In case you haven’t heard, OSHA has been rather quietly avoiding implementing a rule that the agency’s top brass has said would help prevent worker injuries and illnesses on the job.
OSHA’s proposed Injury and Illness Prevention Program, known as (I2P2) for short, has been in the planning stages since way back in 2010, when Dr. David Michaels, the Assistant Secretary of Labor, made worker safety his top priority to get a written rule on the books by 2011. The rule would, among other things, require employers to implement a to develop and implement an injury and illness prevention program, including a systematic process to proactively and continuously address workplace safety and health hazards.
In addition, OSHA is reportedly pushing for regulatory action to address the risk to workers exposed to infectious diseases in healthcare and other related high-risk environments. This would look at all routes of infection not currently covered by the bloodborne pathogen standard.
It’s now 2014, and the latest information is that OSHA is looking to publish a rule by September. It’s August, and we haven’t heard much. My guess is that it will get delayed again.
I think there’s a reason for that.
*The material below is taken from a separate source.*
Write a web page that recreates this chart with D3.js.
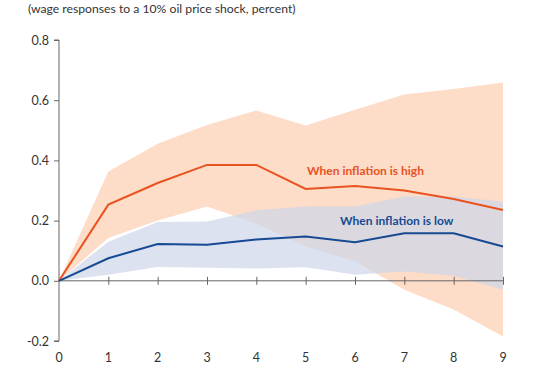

It’s getting towards election time, and a rule of this caliber would place lots of pressures on healthcare employers, who would be required to comply with yet another, very vague OSHA standard. It would place large financial and time burdens on them, and reportedly people are worried that it would just add another “General Duty Clause” for inspectors to have free reign over what they perceive as infractions of the rule.
I’d like to know your opinions on this. Is it a good thing? Should this standard be adopted? Is OSHA playing games here?